Diego studiert Medizin an der Charité und schreibt seine Dissertation in Immunologie. Für die Lehrveranstaltung zur Evolutionären Medizin, die auch gestreamt wird, fährt er sogar von Berlin-Mitte nach Dahlem an die Freie Universität Berlin, weil er sich im Hörsaal besser auf den Vortrag und die Diskussion konzentrieren könne als vor dem Bildschirm.

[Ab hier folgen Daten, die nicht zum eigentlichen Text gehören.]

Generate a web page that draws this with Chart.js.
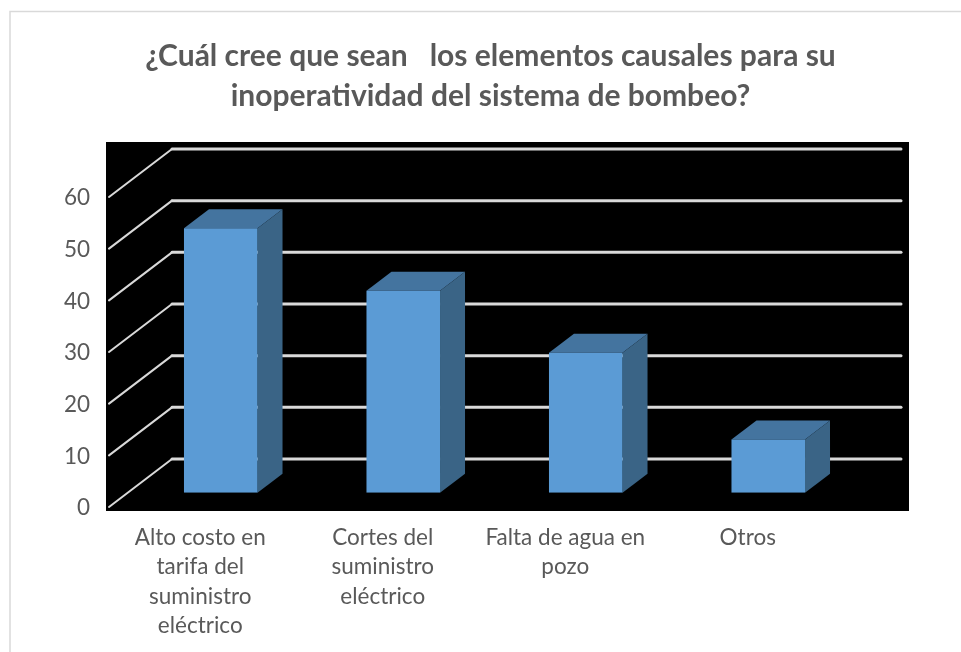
<!DOCTYPE html>
<html lang="es">
<head>
<meta charset="utf-8">
<title>Sistema de bombeo</title>
<script src="https://cdn.jsdelivr.net/npm/chart.js@4/dist/chart.umd.js"></script>
<style>
  html, body { margin: 0; padding: 0; background: #fff; overflow: hidden; }
  canvas { display: block; }
</style>
</head>
<body>
<canvas id="grafico" width="961" height="652"></canvas>
<script>
const titulo = ["¿Cuál cree que sean   los elementos causales para su", "inoperatividad del sistema de bombeo?"];
const categorias = [
  ["Alto costo en", "tarifa del", "suministro", "eléctrico"],
  ["Cortes del", "suministro", "eléctrico"],
  ["Falta de agua en", "pozo"],
  ["Otros"]
];
const valores = [51.2, 39.1, 27.1, 10.3];
const marcasY = [0, 10, 20, 30, 40, 50, 60];

const GRIS_TEXTO = "#595959";
const GRIS_LINEA = "#D9D9D9";

// profundidad de la pared del fondo y de las columnas
const FONDO_X = 63, FONDO_Y = 48;
const COLUMNA_X = 25, COLUMNA_Y = 19;
const DESPLAZA_X = 20.5, DESPLAZA_Y = 14.3;

const efecto3d = {
  id: "efecto3d",
  beforeDraw(chart) {
    const { ctx, chartArea: a } = chart;
    ctx.save();
    ctx.fillStyle = "#fff";
    ctx.fillRect(0, 0, chart.width, chart.height);
    // marco del grafico, solo arriba e izquierda
    ctx.strokeStyle = GRIS_LINEA;
    ctx.lineWidth = 1.5;
    ctx.beginPath();
    ctx.moveTo(10, chart.height);
    ctx.lineTo(10, 11.5);
    ctx.lineTo(chart.width, 11.5);
    ctx.stroke();
    // fondo negro
    ctx.fillStyle = "#000";
    ctx.fillRect(a.left - 3, a.top - 55, a.right - a.left + 73, a.bottom - a.top + 59);
    ctx.restore();
  },
  beforeDatasetsDraw(chart) {
    const { ctx, chartArea: a, scales } = chart;
    ctx.save();
    ctx.strokeStyle = GRIS_LINEA;
    ctx.lineCap = "round";
    marcasY.forEach(v => {
      const y = scales.y.getPixelForValue(v);
      ctx.lineWidth = 2;
      ctx.beginPath();
      ctx.moveTo(a.left, y);
      ctx.lineTo(a.left + FONDO_X, y - FONDO_Y);
      ctx.stroke();
      ctx.lineWidth = 3;
      ctx.beginPath();
      ctx.moveTo(a.left + FONDO_X, y - FONDO_Y);
      ctx.lineTo(a.right + FONDO_X - 1, y - FONDO_Y);
      ctx.stroke();
    });
    ctx.restore();

    // las columnas van un poco hacia adentro del piso
    ctx.save();
    ctx.translate(DESPLAZA_X, -DESPLAZA_Y);
    chart.getDatasetMeta(0).data.forEach(barra => {
      const izq = barra.x - barra.width / 2;
      const der = barra.x + barra.width / 2;
      ctx.fillStyle = "#44749F";
      ctx.beginPath();
      ctx.moveTo(izq, barra.y);
      ctx.lineTo(izq + COLUMNA_X, barra.y - COLUMNA_Y);
      ctx.lineTo(der + COLUMNA_X, barra.y - COLUMNA_Y);
      ctx.lineTo(der, barra.y);
      ctx.closePath();
      ctx.fill();
      ctx.fillStyle = "#3A6486";
      ctx.beginPath();
      ctx.moveTo(der, barra.y);
      ctx.lineTo(der + COLUMNA_X, barra.y - COLUMNA_Y);
      ctx.lineTo(der + COLUMNA_X, barra.base - COLUMNA_Y);
      ctx.lineTo(der, barra.base);
      ctx.closePath();
      ctx.fill();
    });
  },
  afterDatasetsDraw(chart) {
    chart.ctx.restore();
  }
};

new Chart(document.getElementById("grafico"), {
  type: "bar",
  data: {
    labels: categorias,
    datasets: [{
      data: valores,
      backgroundColor: "#5B9BD5",
      borderWidth: 0,
      categoryPercentage: 1,
      barPercentage: 0.403
    }]
  },
  plugins: [efecto3d],
  options: {
    responsive: false,
    animation: false,
    layout: { padding: { left: 20, right: 0, top: 0, bottom: 0 } },
    plugins: {
      legend: { display: false },
      tooltip: { enabled: false },
      title: {
        display: true,
        text: titulo,
        color: GRIS_TEXTO,
        font: { family: "Lato", size: 30, weight: "bold", lineHeight: 40 / 30 },
        padding: { top: 36, bottom: 81 }
      }
    },
    scales: {
      x: {
        grid: { display: false, drawTicks: false },
        border: { display: false },
        ticks: {
          color: GRIS_TEXTO,
          font: { family: "Lato", size: 22.5, lineHeight: 29.3 / 22.5 },
          padding: 16,
          maxRotation: 0,
          minRotation: 0,
          autoSkip: false
        },
        afterFit(s) { s.height = 145; }
      },
      y: {
        min: 0,
        max: 60,
        grid: { display: false, drawTicks: false },
        border: { display: false },
        ticks: {
          color: GRIS_TEXTO,
          font: { family: "Lato", size: 22.5 },
          padding: 19,
          stepSize: 10,
          labelOffset: 1
        },
        afterFit(s) { s.width = 89; }
      },
      // reserva el espacio a la derecha de la pared del fondo
      derecha: {
        position: "right",
        grid: { display: false },
        border: { display: false },
        ticks: { display: false },
        afterFit(s) { s.width = 122; }
      }
    }
  }
});
</script>
</body>
</html>
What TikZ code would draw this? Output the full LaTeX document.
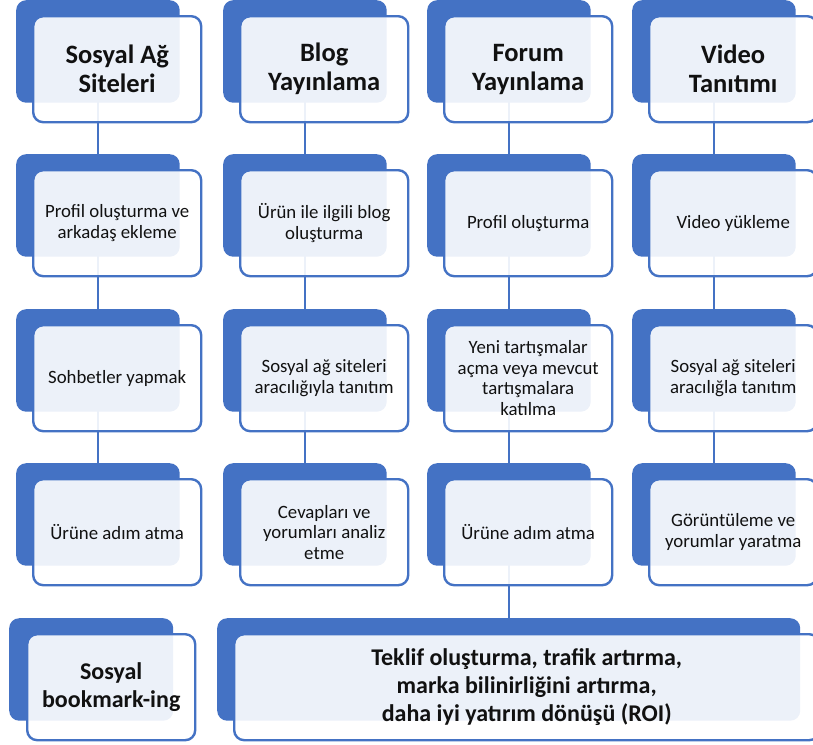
\documentclass[tikz,border=0pt]{standalone}
\usepackage{fontspec}
\setmainfont{Carlito}
\usetikzlibrary{backgrounds}
\definecolor{acc}{HTML}{4472C4}
\definecolor{txt}{HTML}{111111}
\tikzset{
  backbox/.style={fill=acc, draw=none, rounded corners=10pt, minimum width=163.5pt, minimum height=102.5pt, anchor=north west, inner sep=0pt},
  frontbox/.style={fill=white, fill opacity=0.9, text opacity=1, draw=acc, line width=2.4pt, rounded corners=10pt, minimum width=168pt, minimum height=106pt, anchor=north west, inner sep=0pt, align=center, text=txt},
  headtext/.style={font=\fontsize{26.5}{29}\selectfont\bfseries},
  marktext/.style={font=\fontsize{24}{28}\selectfont\bfseries},
  bodytext/.style={font=\fontsize{18.8}{20.5}\selectfont},
  widetext/.style={font=\fontsize{24}{28}\selectfont\bfseries},
  link/.style={draw=acc, line width=2.4pt}
}
\begin{document}
\begin{tikzpicture}[x=1pt,y=-1pt]
\useasboundingbox (0,0) rectangle (813,744);
% column 1
\node[backbox] (b11) at (16,0) {};
\node[frontbox,headtext] (f11) at (32,15) {Sosyal Ağ\\Siteleri};
\node[backbox] (b12) at (16,154) {};
\node[frontbox,bodytext] (f12) at (32,169) {Profil oluşturma ve\\arkadaş ekleme};
\node[backbox] (b13) at (16,309) {};
\node[frontbox,bodytext] (f13) at (32,324) {Sohbetler yapmak};
\node[backbox] (b14) at (16,463) {};
\node[frontbox,bodytext] (f14) at (32,478) {Ürüne adım atma};
% column 2
\node[backbox] (b21) at (223,0) {};
\node[frontbox,headtext] (f21) at (239,15) {Blog\\Yayınlama};
\node[backbox] (b22) at (223,154) {};
\node[frontbox,bodytext] (f22) at (239,169) {Ürün ile ilgili blog\\oluşturma};
\node[backbox] (b23) at (223,309) {};
\node[frontbox,bodytext] (f23) at (239,324) {Sosyal ağ siteleri\\aracılığıyla tanıtım};
\node[backbox] (b24) at (223,463) {};
\node[frontbox,bodytext] (f24) at (239,478) {Cevapları ve\\yorumları analiz\\etme};
% column 3
\node[backbox] (b31) at (427,0) {};
\node[frontbox,headtext] (f31) at (443,15) {Forum\\Yayınlama};
\node[backbox] (b32) at (427,154) {};
\node[frontbox,bodytext] (f32) at (443,169) {Profil oluşturma};
\node[backbox] (b33) at (427,309) {};
\node[frontbox,bodytext] (f33) at (443,324) {Yeni tartışmalar\\açma veya mevcut\\tartışmalara\\katılma};
\node[backbox] (b34) at (427,463) {};
\node[frontbox,bodytext] (f34) at (443,478) {Ürüne adım atma};
% column 4
\node[backbox] (b41) at (632,0) {};
\node[frontbox,headtext] (f41) at (648,15) {Video\\Tanıtımı};
\node[backbox] (b42) at (632,154) {};
\node[frontbox,bodytext] (f42) at (648,169) {Video yükleme};
\node[backbox] (b43) at (632,309) {};
\node[frontbox,bodytext] (f43) at (648,324) {Sosyal ağ siteleri\\aracılığla tanıtım};
\node[backbox] (b44) at (632,463) {};
\node[frontbox,bodytext] (f44) at (648,478) {Görüntüleme ve\\yorumlar yaratma};
% bottom row
\node[backbox, minimum width=164pt] (b51) at (9,618) {};
\node[frontbox,marktext] (f51) at (26,633) {Sosyal\\bookmark-ing};
\node[backbox, minimum width=583pt] (w) at (217,618) {};
\node[frontbox,widetext, minimum width=585pt] (fw) at (233,633) {Teklif oluşturma, trafik artırma,\\marka bilinirliğini artırma,\\daha iyi yatırım dönüşü (ROI)};
% connectors
\begin{pgfonlayer}{background}
\draw[link] (b11.center) -- (b12.center) -- (b13.center) -- (b14.center);
\draw[link] (b21.center) -- (b22.center) -- (b23.center) -- (b24.center);
\draw[link] (b31.center) -- (b32.center) -- (b33.center) -- (b34.center) -- (b34.center |- w.center);
\draw[link] (b41.center) -- (b42.center) -- (b43.center) -- (b44.center);
\end{pgfonlayer}
\end{tikzpicture}
\end{document}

Aufgrund der Corona-Pandemie kommt zurzeit nur ein Teil der 26 Teilnehmerinnen und Teilnehmer mittwochnachmittags im großen Hörsaal der Zoologie in Präsenz zusammen, die anderen folgen dem Seminar online.

Mit dabei: Peter Hammerstein von der Humboldt-Universität und Christian Drosten von der Charité

Auch Peter Hammerstein, Professor für Theoretische Biologie an der Humboldt-Universität, ist für seinen Vortrag über die evolutionäre Differenzierung der Geschlechter in den Hörsaal an die Freie Universität gekommen. „Studierende anderer Fächer stellen häufig andere Fragen“, sagt er. „Deswegen ist es für mich ein Gewinn, an diesem Seminar teilzunehmen.“ Interdisziplinär zu forschen, sei inzwischen normal, er freue sich, wenn die Lehre nun nachziehe.

Biologieprofessor Peter Hammerstein von der Humboldt-Universität im Hörsaal der Zoologie an der Freien Universität Berlin

Peter Hammerstein ist Professor für Theoretische Biologie an der Humboldt-Universität. Sein Forschungsinteresse gilt den Themen „Konflikt und Kooperation“, „Economics in Nature“ und „Darwinian Decision Theory“.
Bildquelle: Marion Kuka

Den Studierenden zeigt er in seiner umfassenden Einführung, warum die Ausprägung von zwei Geschlechtern bei fast allen Tierarten schon für Charles Darwin, den Begründer der Evolutionstheorie, ein spannendes Thema war und für viele Forschende bis heute immer noch ist.

Für den kurzen Weg von der Theorie zur praktischen Anwendung hat der Biologieprofessor viele Beispiele: Mit einer Kampagne, die auf Erkenntnissen der Evolutionsbiologie beruhe, sei es etwa in einigen Regionen Australiens gelungen zu verhindern, dass Stechmücken den Erreger für das Dengue-Fieber auf Menschen übertragen.

Auch Christian Drosten, Professor und Leiter des Instituts für Virologie der Charité – Universitätsmedizin Berlin, hat zu der Lehrveranstaltung beigetragen: Der Corona-Spezialist hat mit evolutionärem Blick betrachtet, wie und wo SARS-CoV-2 entstanden ist.

Seine Institutskollegin Sandra Junglen wird in einer weiteren Sitzung vorstellen, wie Evolution und Ökologie die geografische Ausbreitung und die Entstehung epidemischer Viren beeinflussen.

Dino McMahon, Professor am Institut für Biologie der Freien Universität Berlin für Evolution und Ökologie von Wirtsparasiten, wird die Seminarreihe mit einer Veranstaltung über „undichte“ Impfstoffe abschließen, also über Vakzine, die die Virusvermehrung oder Übertragung nicht reduzieren und damit den Erregern ermöglichen, sich weiterzuentwickeln und virulenter zu werden.

Weitere Informationen

Die im Juli 2021 verabschiedete Rahmenvereinbarung Lehre sieht eine stärkere Zusammenarbeit der Berlin-University-Alliance-Partnerinnen in der Lehre vor. Neben gemeinsamen BUA-Studiengängen und den Forschungsprojekten für Studierende (StuROPx) werden BUA-Module angeboten, also ausgewählte, für Studierende aller vier Verbundpartnerinnen offene Lehrveranstaltungen. Neue BUA-Module sind ab Sommersemester 2022 im jeweiligen elektronischen Vorlesungsverzeichnis zu finden.